| THE REQUEST |
Retype the lines beneath this one, from the first through the line containing "import seaborn as sns". Pictures are left out.

| DATA BLOCK |
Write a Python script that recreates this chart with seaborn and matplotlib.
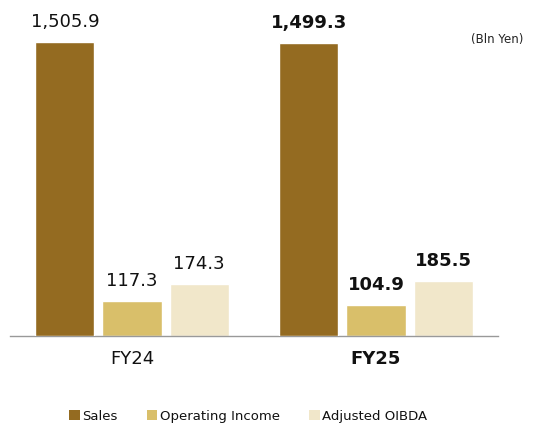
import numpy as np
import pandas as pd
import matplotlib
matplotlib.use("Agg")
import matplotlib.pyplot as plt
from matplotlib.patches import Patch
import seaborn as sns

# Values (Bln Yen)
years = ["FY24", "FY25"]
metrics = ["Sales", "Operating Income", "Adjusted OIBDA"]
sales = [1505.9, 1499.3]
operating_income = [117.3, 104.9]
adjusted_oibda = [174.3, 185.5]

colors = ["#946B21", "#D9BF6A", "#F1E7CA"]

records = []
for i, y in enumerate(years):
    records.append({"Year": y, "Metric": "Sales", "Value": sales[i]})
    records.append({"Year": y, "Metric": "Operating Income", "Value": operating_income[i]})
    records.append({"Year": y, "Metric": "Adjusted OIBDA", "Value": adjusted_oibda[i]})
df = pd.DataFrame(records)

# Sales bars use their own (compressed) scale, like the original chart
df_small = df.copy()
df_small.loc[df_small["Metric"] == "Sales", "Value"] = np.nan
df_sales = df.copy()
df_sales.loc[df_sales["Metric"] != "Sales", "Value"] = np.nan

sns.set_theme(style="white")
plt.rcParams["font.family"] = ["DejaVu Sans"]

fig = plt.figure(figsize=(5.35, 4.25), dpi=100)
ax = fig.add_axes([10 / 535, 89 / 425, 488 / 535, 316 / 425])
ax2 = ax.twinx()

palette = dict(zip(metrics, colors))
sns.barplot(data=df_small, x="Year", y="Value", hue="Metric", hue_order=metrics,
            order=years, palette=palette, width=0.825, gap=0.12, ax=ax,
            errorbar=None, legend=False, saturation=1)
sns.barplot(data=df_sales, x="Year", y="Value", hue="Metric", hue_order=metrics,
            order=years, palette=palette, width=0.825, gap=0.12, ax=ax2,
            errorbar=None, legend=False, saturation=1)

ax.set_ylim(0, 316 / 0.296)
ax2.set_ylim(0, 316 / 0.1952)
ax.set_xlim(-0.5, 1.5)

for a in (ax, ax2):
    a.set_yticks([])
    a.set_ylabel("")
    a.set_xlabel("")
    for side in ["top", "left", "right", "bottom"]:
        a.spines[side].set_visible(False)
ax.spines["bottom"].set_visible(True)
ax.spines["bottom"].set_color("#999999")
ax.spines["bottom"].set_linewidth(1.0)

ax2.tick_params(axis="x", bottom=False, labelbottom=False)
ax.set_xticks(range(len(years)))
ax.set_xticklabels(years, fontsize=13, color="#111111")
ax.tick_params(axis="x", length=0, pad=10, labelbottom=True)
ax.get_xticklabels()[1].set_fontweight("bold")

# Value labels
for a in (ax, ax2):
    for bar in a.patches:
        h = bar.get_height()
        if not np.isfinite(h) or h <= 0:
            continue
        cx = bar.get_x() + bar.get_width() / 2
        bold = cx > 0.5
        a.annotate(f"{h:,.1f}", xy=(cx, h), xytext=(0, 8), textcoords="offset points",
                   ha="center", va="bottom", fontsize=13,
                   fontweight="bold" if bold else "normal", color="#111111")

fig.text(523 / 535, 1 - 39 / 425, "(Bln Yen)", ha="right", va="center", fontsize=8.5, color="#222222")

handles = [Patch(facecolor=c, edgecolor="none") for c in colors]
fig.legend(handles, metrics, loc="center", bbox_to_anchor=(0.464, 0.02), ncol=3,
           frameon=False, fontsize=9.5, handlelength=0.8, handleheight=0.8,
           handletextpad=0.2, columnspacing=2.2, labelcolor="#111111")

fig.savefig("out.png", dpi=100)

| TASK OUTPUT |
Write a Python script that recreates this chart with seaborn and matplotlib.
import numpy as np
import pandas as pd
import matplotlib
matplotlib.use("Agg")
import matplotlib.pyplot as plt
from matplotlib.patches import Patch
import seaborn as sns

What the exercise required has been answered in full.